Hypothetically, even if we stopped here and ranked for all of the above terms through tier 1 and 2, we’re looking at gaining approximately 500 visitors per month, in two to three weeks.
Not too shabby, right?
Imagine if we did this for all six terms above.
We could be at over 1,000 monthly visitors with just 12 blog posts.
Now, what if we followed the same process with every manufacturer of tent Amazon offers?
Then, what if we did it with Sleeping Bags, Camping Accessories, Camping Hammocks, and other broad match camping terms?
Well, we’d hit our 10,000 searches per month goal pretty quickly with articles we can actually rank for and build authority with, don’t you think?
While building your silo and content strategy is important, what’s even more essential is ensuring your content is well written enough to accomplish our goals.
Up next, we’ll examine what search engines like to see in their NLP algorithms and how you can connect the dots on your content’s entities, proximals, inverses, and more.
If you’re an SEO in 2020, you’ve probably heard the buzz phrase Natural Language Processing (NLP).
But what is NLP? Is it an algorithm? Is it a program for the Google search algorithm?
How does NLP work, and what does it have to do with writing content in virtual silos?
The answer is — all of the above and more.
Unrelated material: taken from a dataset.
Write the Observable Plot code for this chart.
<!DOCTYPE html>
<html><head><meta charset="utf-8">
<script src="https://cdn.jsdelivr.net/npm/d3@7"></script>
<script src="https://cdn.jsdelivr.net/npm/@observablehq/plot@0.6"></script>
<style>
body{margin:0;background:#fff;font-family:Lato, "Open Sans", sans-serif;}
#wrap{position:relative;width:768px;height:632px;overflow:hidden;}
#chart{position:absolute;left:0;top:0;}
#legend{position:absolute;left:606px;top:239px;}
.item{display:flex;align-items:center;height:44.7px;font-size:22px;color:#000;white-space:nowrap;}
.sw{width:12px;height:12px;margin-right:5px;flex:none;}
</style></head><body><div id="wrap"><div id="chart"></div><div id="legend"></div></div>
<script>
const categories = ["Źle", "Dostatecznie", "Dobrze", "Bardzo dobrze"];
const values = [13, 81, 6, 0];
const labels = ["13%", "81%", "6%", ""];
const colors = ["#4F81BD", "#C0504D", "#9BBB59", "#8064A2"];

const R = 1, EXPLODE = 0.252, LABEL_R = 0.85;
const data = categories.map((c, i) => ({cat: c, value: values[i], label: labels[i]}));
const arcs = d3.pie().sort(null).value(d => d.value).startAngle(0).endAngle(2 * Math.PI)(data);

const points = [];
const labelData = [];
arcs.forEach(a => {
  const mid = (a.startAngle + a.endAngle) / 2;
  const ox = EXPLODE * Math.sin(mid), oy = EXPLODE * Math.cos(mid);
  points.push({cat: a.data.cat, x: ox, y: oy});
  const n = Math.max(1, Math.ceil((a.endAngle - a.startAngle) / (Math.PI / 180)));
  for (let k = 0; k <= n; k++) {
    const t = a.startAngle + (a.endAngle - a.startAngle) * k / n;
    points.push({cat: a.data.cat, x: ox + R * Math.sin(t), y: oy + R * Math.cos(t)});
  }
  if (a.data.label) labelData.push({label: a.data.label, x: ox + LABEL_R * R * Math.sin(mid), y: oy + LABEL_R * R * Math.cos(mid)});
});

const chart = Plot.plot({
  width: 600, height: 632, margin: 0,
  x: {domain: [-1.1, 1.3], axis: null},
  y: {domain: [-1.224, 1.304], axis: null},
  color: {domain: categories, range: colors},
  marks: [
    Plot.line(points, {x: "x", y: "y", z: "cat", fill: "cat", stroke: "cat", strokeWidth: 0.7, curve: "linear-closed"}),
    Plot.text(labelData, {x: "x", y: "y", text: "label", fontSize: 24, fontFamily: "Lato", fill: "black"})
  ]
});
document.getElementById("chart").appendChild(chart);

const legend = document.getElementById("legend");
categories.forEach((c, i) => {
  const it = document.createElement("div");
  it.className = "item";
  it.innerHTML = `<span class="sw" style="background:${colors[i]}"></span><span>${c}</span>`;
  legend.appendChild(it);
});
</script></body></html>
“Natural language processing is a subfield of linguistics, computer science, information engineering, and artificial intelligence concerned with the interactions between computers and human languages, in particular how to program computers to process and analyze large amounts of natural language data.” – Wikipedia
In short, NLP is how a machine processes contextual data to understand human language, and, in the case of a search engine, search queries.
Note: NLP has become increasingly crucial to SEO, partly because many searches are now processed by voice analysis software on phones or smart devices like Google Home and Amazon’s Alexa, then communicated to the search engine as a query. Both voice analysis and voice generation are heavily dependent on NLP.
Let’s jump right in and examine some crucial components of NLP as it applies to SEO.
I first heard of entities being discussed in SEO circles back in 2014.
But, to this day, many SEOs still have no idea what an entity is.
Likely, that’s due to the fact that entities are somewhat intangible concepts — predicated on mathematical principles and rules, stored on a server somewhere.
Allow me to make them more tangible for you.
Using our earlier example, let’s attempt to uncover what entities Google associates with our topic.
Google defines related entities to our keyword(s) of “Ozark Trail 2 Person Backpacking Tent” as follows:
Notice offhand what we found?
“Hiker Tent” is not only seen as an entity, but is also part of our topic strategy with the keyword(s) “Ozark Trail 2 Person Hiker Tent”.
We can assume we’re on the right track if we searched the first blog topic and saw a tangible entity relationship to the second.
By understanding the related entities for a topic, you can write the article for your main keyword with them in mind.
Pro Tip: Connect your interior pages with interlinks (internal links) not only through keywords but entities and relational values.
Sentiment analysis is a machine learning and NLP process used to assess how people think or feel about content or a brand as a whole.
Additionally, sentiment analysis helps Google paint a clearer picture of what your page, website, product, or service is about — and predict how users might feel or think about it.
While you can improve your content by keeping sentiment analysis in mind, it mostly relies on user-generated content, like comments left on your blog under long-form articles, or from review platforms.
So, how can you adapt your content to reflect a positive sentiment without user-generated content?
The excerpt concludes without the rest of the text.